La preocupación principal –y promesa de acción– de la mayoría del Congreso cuando se conducía como opositora implacable contra Pedro Castillo era que el país estaba ante la urgencia de defender y consolidar el sistema democrático frente a las amenazas que representaban el “castillismo” y otros radicalismos.
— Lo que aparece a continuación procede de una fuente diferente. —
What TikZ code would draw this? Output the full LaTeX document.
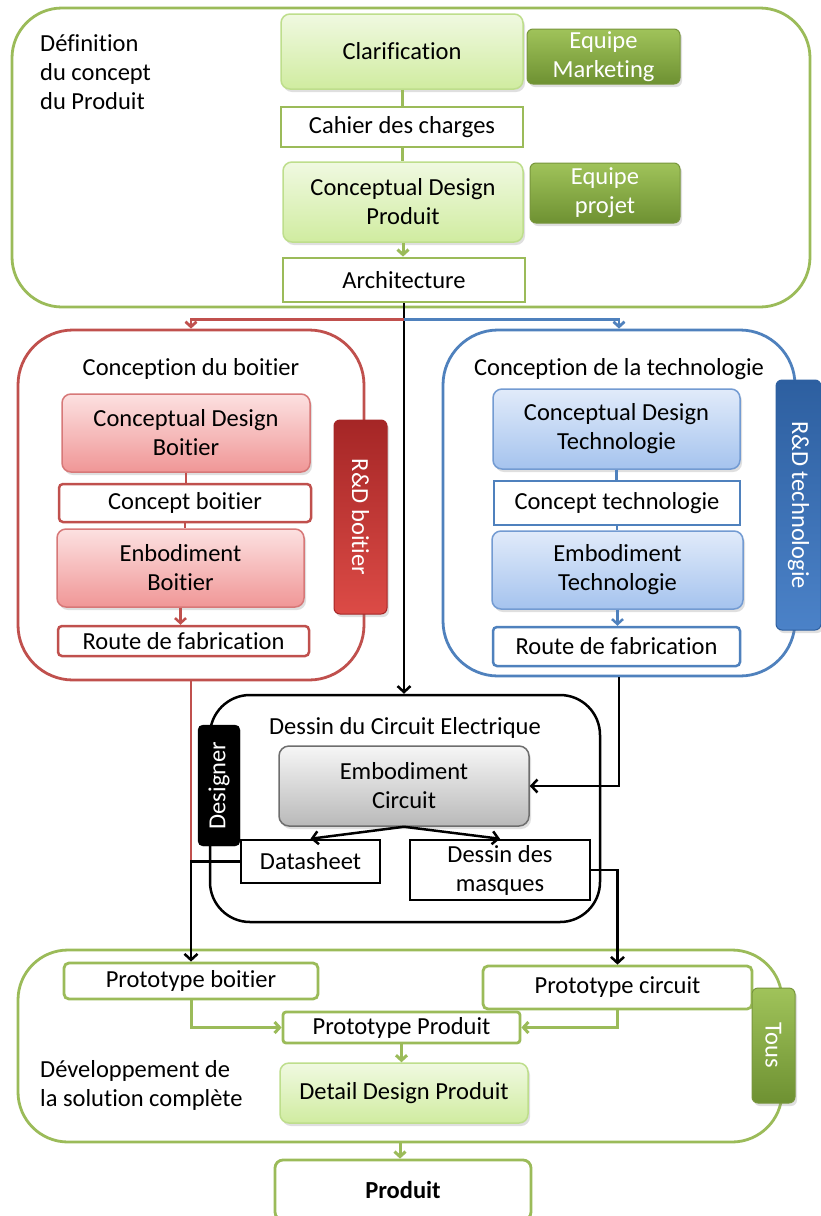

Sin embargo, esa misma mayoría es hoy centro y motor de la crisis del orden democrático. Sus integrantes han convertido en una práctica regular la injerencia en otros poderes del Estado y en organismos constitucionales autónomos como la Junta Nacional de Justicia. Virulentos opositores a la propuesta de una nueva Constitución, han modificado decenas de artículos de esta. Van tras el sistema electoral, lo que genera una alta incertidumbre sobre el proceso y los resultados de los comicios del 2026. Se han autoprotegido y lanzan reiteradas amenazas contra la libertad de expresión. Se han autoproclamado unilateralmente, además, como “primer poder del Estado”.
En menos palabras, esos legisladores han convertido al Congreso en símbolo de la prepotencia y la incertidumbre. ¿Cómo esperar que se conviertan en paladines de la lucha por el respeto a la ley y las normas si son los promotores primordiales del estilo “el que puede, puede”? (un estilo que, además de romper las reglas democráticas, como “buen” mal ejemplo inunda las calles y contamina el comportamiento cotidiano).
El liberalismo político y cultural ha pasado a ser otro de los principales blancos del extremismo parlamentario. Así, convierten la democracia en palabra hueca y la Constitución en un compromiso vacío de contenido. En parte por ello, el descreimiento se apropia de la actitud y la sensibilidad de los ciudadanos. Más aún cuando, en paralelo, el porcentaje de pobreza ha crecido al 29%, lo que significa que en el 2023 casi 600.000 personas más que en el 2022 (9′780.000 peruanos en total) no alcanzaron a cubrir la canasta básica de consumo, calculada por el INEI en S/446 mensuales por habitante.
Ante esta realidad, y sabiendo que la mayoría de los congresistas del extremo aludido deben estar pensando en que –por más esfuerzos que hagan– es nula o muy escasa la posibilidad de su reelección, no queda sino plantearse una pregunta crucial: ¿es posible imaginar que las mismas personas que han organizado y promovido desmanes jurídicos y antidemocráticos durante los últimos 17 meses organicen unas elecciones generales limpias? ¿Será posible tal milagro?